FOX40’s cameras were the first to get into the construction pit for the dam’s auxiliary spillway since this first spillway gate arrived close to 11 p.m. on March 13.

That massive piece of equipment and the 12 other gates for the structure will have been driven 600 miles before they make it to their destination.

From the foundation to top of the control structure is about the same height as the Statue of Liberty.

Each bay will be able to funnel 55,000 cubic feet of water per second.

So what’s next for the very first gate to get on site?

“The roller housing, eight of of them, go on each side of the bulkhead gate and that basically goes down into the slot so it rolls up with the hoist mechanism at the top,” senior project manager Katie Huff said.

A crane even taller than the structure will slide that bulkhead into place in one of six bays at the spillway.

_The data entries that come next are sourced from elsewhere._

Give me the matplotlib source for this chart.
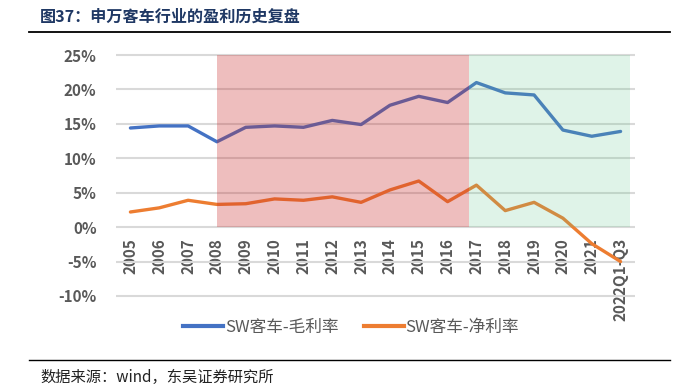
import matplotlib
matplotlib.use("Agg")
import matplotlib.pyplot as plt
from matplotlib.lines import Line2D

plt.rcParams['font.family'] = ['Noto Sans CJK SC', 'DejaVu Sans']

categories = ['2005', '2006', '2007', '2008', '2009', '2010', '2011', '2012', '2013',
              '2014', '2015', '2016', '2017', '2018', '2019', '2020', '2021', '2022Q1-Q3']
gross_margin = [14.4, 14.7, 14.7, 12.4, 14.5, 14.7, 14.5, 15.5, 14.9,
                17.7, 19.0, 18.1, 21.0, 19.5, 19.2, 14.1, 13.2, 13.9]
net_margin = [2.2, 2.8, 3.9, 3.3, 3.4, 4.1, 3.9, 4.4, 3.6,
              5.4, 6.7, 3.7, 6.1, 2.4, 3.6, 1.3, -2.4, -5.0]
yticks = [-10, -5, 0, 5, 10, 15, 20, 25]
red_span = (3, 11.73)
green_span = (11.73, 17.33)

W, H = 682, 391
fig = plt.figure(figsize=(W / 100, H / 100), dpi=100)
ax_l, ax_r = 116, 635
ax_t, ax_b = 53.3, 297.7
ax = fig.add_axes([ax_l / W, 1 - ax_b / H, (ax_r - ax_l) / W, (ax_b - ax_t) / H])

x = list(range(len(categories)))
ax.plot(x, gross_margin, color='#4472C4', lw=2.4, zorder=2, solid_capstyle='round')
ax.plot(x, net_margin, color='#ED7D31', lw=2.4, zorder=2, solid_capstyle='round')

ax.fill_between([red_span[0], red_span[1]], 0, 25, color=(0.78, 0.16, 0.16), alpha=0.3, lw=0, zorder=3)
ax.fill_between([green_span[0], green_span[1]], 0, 25, color=(0.39, 0.78, 0.55), alpha=0.2, lw=0, zorder=3)

ax.set_xlim(-0.5, 17.5)
ax.set_ylim(-10.25, 25.25)
ax.set_yticks(yticks)
ax.set_yticklabels([f'{v}%' for v in yticks])
ax.grid(axis='y', color='#d9d9d9', lw=1.5, zorder=1)
ax.set_axisbelow(True)
for s in ['top', 'right', 'left']:
    ax.spines[s].set_visible(False)
ax.spines['bottom'].set_position(('data', 0))
ax.spines['bottom'].set_visible(False)
ax.set_xticks(x)
ax.set_xticklabels(categories, rotation=90, va='top', ha='center')
ax.tick_params(axis='both', length=0, labelsize=11, labelcolor='#595959')
ax.tick_params(axis='y', pad=14)
ax.tick_params(axis='x', pad=8)
for lab in ax.get_xticklabels() + ax.get_yticklabels():
    lab.set_fontweight('bold')

handles = [Line2D([0], [0], color='#4472C4', lw=3), Line2D([0], [0], color='#ED7D31', lw=3)]
fig.legend(handles, ['SW客车-毛利率', 'SW客车-净利率'], loc='center', bbox_to_anchor=(351 / W, 1 - 327 / H),
           ncol=2, frameon=False, fontsize=12, handlelength=2.4, handletextpad=0.1,
           columnspacing=1.5, labelcolor='#595959')

fig.text(40 / W, 1 - 17 / H, '图37：申万客车行业的盈利历史复盘', fontsize=11.6, fontweight='bold',
         color='#1F3864', va='center', ha='left')
fig.add_artist(Line2D([29 / W, 670 / W], [1 - 31.5 / H, 1 - 31.5 / H], color='black', lw=1.3))
fig.add_artist(Line2D([29 / W, 670 / W], [1 - 360 / H, 1 - 360 / H], color='black', lw=1.0))
fig.text(40 / W, 1 - 377 / H, '数据来源：wind，东吴证券研究所', fontsize=11, color='#222222',
         va='center', ha='left')

fig.savefig('out.png', dpi=100)
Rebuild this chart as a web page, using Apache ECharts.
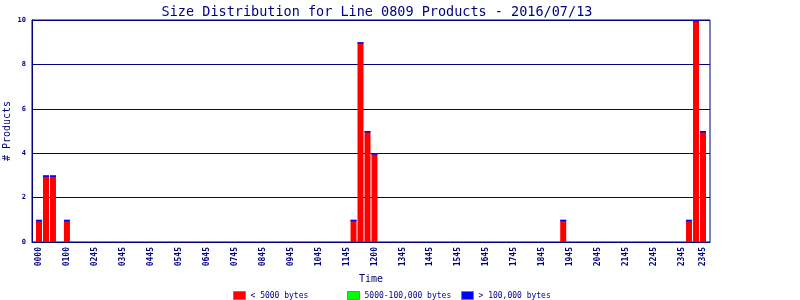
<!DOCTYPE html>
<html>
<head>
<meta charset="utf-8">
<script src="https://cdn.jsdelivr.net/npm/echarts@6/dist/echarts.min.js"></script>
<style>html,body{margin:0;padding:0;background:#fff}#c{width:800px;height:300px}</style>
</head>
<body>
<div id="c"></div>
<script>
// 15-minute bins that contain products
const binTimes = ["0000","0015","0030","0100","1115","1130","1145","1200","1845","2315","2330","2345"];
const smallCounts  = [1, 3, 3, 1, 1, 9, 5, 4, 1, 1, 10, 5];   // < 5000 bytes
const mediumCounts = [0, 0, 0, 0, 0, 0, 0, 0, 0, 0, 0, 0];    // 5000-100,000 bytes
const largeCounts  = [0, 0, 0, 0, 0, 0, 0, 0, 0, 0, 0, 0];    // > 100,000 bytes
// x-axis tick labels as printed, with the 15-minute bin each sits on
const tickLabels = ["0000","0100","0245","0345","0445","0545","0645","0745","0845","0945","1045","1145","1200","1345","1445","1545","1645","1745","1845","1945","2045","2145","2245","2345","2345"];
const tickBins   = [0,4,8,12,16,20,24,28,32,36,40,44,48,52,56,60,64,68,72,76,80,84,88,92,95];
const seriesNames = ["< 5000 bytes","5000-100,000 bytes","> 100,000 bytes"];
const seriesColors = ['#ff0000','#00ff00','#0000ff'];

const navy = '#000080';
const mono = 'DejaVu Sans Mono';
const toBin = t => parseInt(t.slice(0,2),10)*4 + parseInt(t.slice(2),10)/15;
const pairs = arr => arr.map((v,i)=>[toBin(binTimes[i]), v]);
// top of each stack (the zero-height ">100,000" segment is drawn there as a thin cap)
const stackTops = binTimes.map((t,i)=>[toBin(t), smallCounts[i]+mediumCounts[i]+largeCounts[i]]);

const legendLefts = [233, 347, 461];
const chart = echarts.init(document.getElementById('c'), null, {renderer:'canvas'});
chart.setOption({
  animation:false,
  backgroundColor:'#fff',
  title:{
    text:'Size Distribution for Line 0809 Products - 2016/07/13',
    left:372, top:0, textAlign:'center',
    textStyle:{fontFamily:mono, fontSize:13.5, fontWeight:'normal', color:navy}
  },
  grid:{left:32, right:90, top:20, bottom:58, containLabel:false, outerBoundsMode:'none',
        show:true, borderColor:navy, borderWidth:1, backgroundColor:'#fff'},
  legend: seriesNames.map((n,i)=>({
    data:[n], top:291, left:legendLefts[i], padding:0, itemGap:0, itemWidth:12, itemHeight:8, icon:'rect',
    itemStyle:{borderColor:'#808080', borderWidth:1},
    textStyle:{fontFamily:mono, fontSize:8, color:navy},
    selectedMode:false
  })),
  xAxis:{
    type:'value', min:-1, max:96,
    name:'Time', nameLocation:'middle', nameGap:31,
    nameTextStyle:{fontFamily:mono, fontSize:10, color:navy},
    axisLine:{onZero:false, lineStyle:{color:navy, width:1}},
    axisTick:{show:false},
    splitLine:{show:false},
    axisLabel:{
      customValues:tickBins, rotate:90, margin:5,
      fontFamily:mono, fontSize:8, fontWeight:'bold', color:navy,
      formatter:(v)=>{const i=tickBins.indexOf(v); return i>=0?tickLabels[i]:'';}
    }
  },
  yAxis:{
    type:'value', min:0, max:10, interval:2,
    name:'# Products', nameLocation:'middle', nameGap:20, nameRotate:90, nameMoveOverlap:false,
    nameTextStyle:{fontFamily:mono, fontSize:10, color:navy},
    axisLine:{show:true, onZero:false, lineStyle:{color:navy, width:1}},
    axisTick:{show:false},
    splitLine:{lineStyle:{color:navy, width:1}},
    axisLabel:{fontFamily:mono, fontSize:7, fontWeight:'bold', color:navy, margin:6}
  },
  series:[
    {name:seriesNames[0], type:'bar', stack:'s', barWidth:6, data:pairs(smallCounts),
     itemStyle:{color:seriesColors[0]}},
    {name:seriesNames[1], type:'bar', stack:'s', barWidth:6, data:pairs(mediumCounts),
     itemStyle:{color:seriesColors[1]}},
    {name:seriesNames[2], type:'bar', stack:'s', barWidth:6, data:pairs(largeCounts),
     itemStyle:{color:seriesColors[2]}},
    {type:'custom', data:stackTops, z:5, silent:true,
     renderItem:(params, api)=>{
       const p = api.coord([api.value(0), api.value(1)]);
       return {type:'rect', shape:{x:p[0]-3, y:p[1], width:6, height:1.5},
               style:{fill:seriesColors[2]}};
     }}
  ]
});
</script>
</body>
</html>
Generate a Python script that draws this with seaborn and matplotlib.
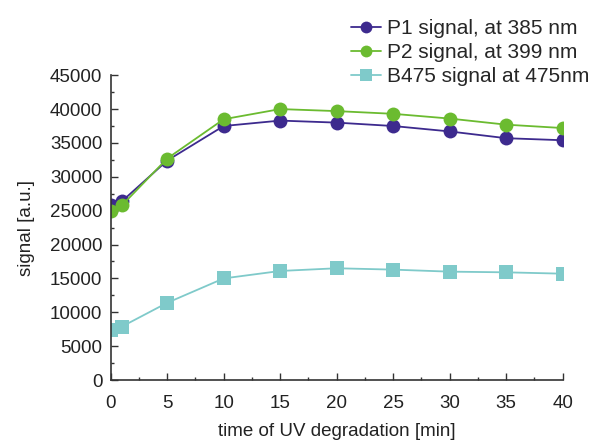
import matplotlib
matplotlib.use("Agg")
import matplotlib.pyplot as plt
import seaborn as sns
import pandas as pd
import numpy as np
from matplotlib.ticker import MultipleLocator

time_min = [0, 1, 5, 10, 15, 20, 25, 30, 35, 40]
p1_signal = [25800, 26400, 32400, 37500, 38300, 38000, 37500, 36700, 35700, 35400]
p2_signal = [25000, 25800, 32700, 38500, 40000, 39700, 39300, 38600, 37700, 37200]
b475_signal = [7400, 7900, 11400, 15000, 16100, 16500, 16300, 16000, 15900, 15700]
series_names = ["P1 signal, at 385 nm", "P2 signal, at 399 nm", "B475 signal at 475nm"]
x_ticks = [0, 5, 10, 15, 20, 25, 30, 35, 40]
y_ticks = [0, 5000, 10000, 15000, 20000, 25000, 30000, 35000, 40000, 45000]

sns.set_theme(style="ticks")
plt.rcParams['font.family'] = ['Liberation Sans', 'DejaVu Sans']

colors = ["#3d2a8e", "#6bbb30", "#7fcaca"]
markers = ["o", "o", "s"]

fig = plt.figure(figsize=(5.93, 4.45), dpi=100)
ax = fig.add_axes([0.1867, 0.146, 0.762, 0.685])

for name, vals, c, m in zip(series_names, [p1_signal, p2_signal, b475_signal], colors, markers):
    df = pd.DataFrame({"t": time_min, "v": vals})
    sns.lineplot(data=df, x="t", y="v", ax=ax, color=c, marker=m, markersize=10 if m == "o" else 9.5,
                 markeredgewidth=0, linewidth=1.3, label=name)

ax.set_xlim(0, 40)
ax.set_ylim(0, 45000)
ax.set_xticks(x_ticks)
ax.set_yticks(y_ticks)
ax.xaxis.set_minor_locator(MultipleLocator(2.5))
ax.yaxis.set_minor_locator(MultipleLocator(2500))
ax.tick_params(axis="both", which="major", direction="in", length=5, width=1, labelsize=13.5,
               colors="#333333", labelcolor="#222222", pad=6)
ax.tick_params(axis="x", which="major", pad=11)
ax.tick_params(axis="both", which="minor", direction="in", length=2.5, width=1, colors="#333333")
for s in ["left", "bottom"]:
    ax.spines[s].set_color("#333333")
    ax.spines[s].set_linewidth(1.2)
sns.despine(ax=ax)
ax.set_xlabel("time of UV degradation [min]", fontsize=13.5, color="#222222", labelpad=8)
ax.set_ylabel("signal [a.u.]", fontsize=13.5, color="#222222", labelpad=11)

leg = ax.legend(loc="upper right", bbox_to_anchor=(1.06, 1.185), frameon=False, fontsize=15,
                handlelength=1.45, handletextpad=0.3, labelspacing=0.25, borderaxespad=0,
                borderpad=0, markerscale=0.85)

fig.savefig("out.png", dpi=100)
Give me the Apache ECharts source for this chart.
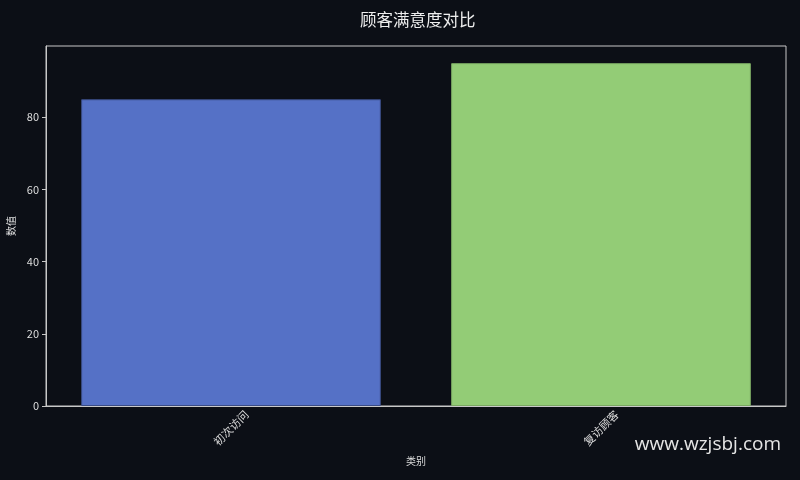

The room for error for this construction element is only a 16th of an inch on each side of its designated slot.

The straight bulkheads for this $900 million project will work in harmony with curved tainter to evenly regulate what could be the fateful force of a flood.

PHOTOS: Spillway Gates Arrive in Folsom

“These gates are 50-foot lower in elevation so in that flood event we’ll be able to release water much sooner and safer so that the levies downstream are able to handle it without flooding out Sacramento,” said Huff.

Part of the ground now up on top of the construction site, almost level with Folsom Lake Crossing, will actually start disappearing in July.

It will be part of the excavation of more than 3.8 million cubic yards of dirt, rock and other material that has to be removed from the site.

As it vanishes, the new water approach for the control structure will be created.

Another 179 ton tainter gate is scheduled to arrive at the project site on Saturday.

The whole spillway should be complete by October 2017.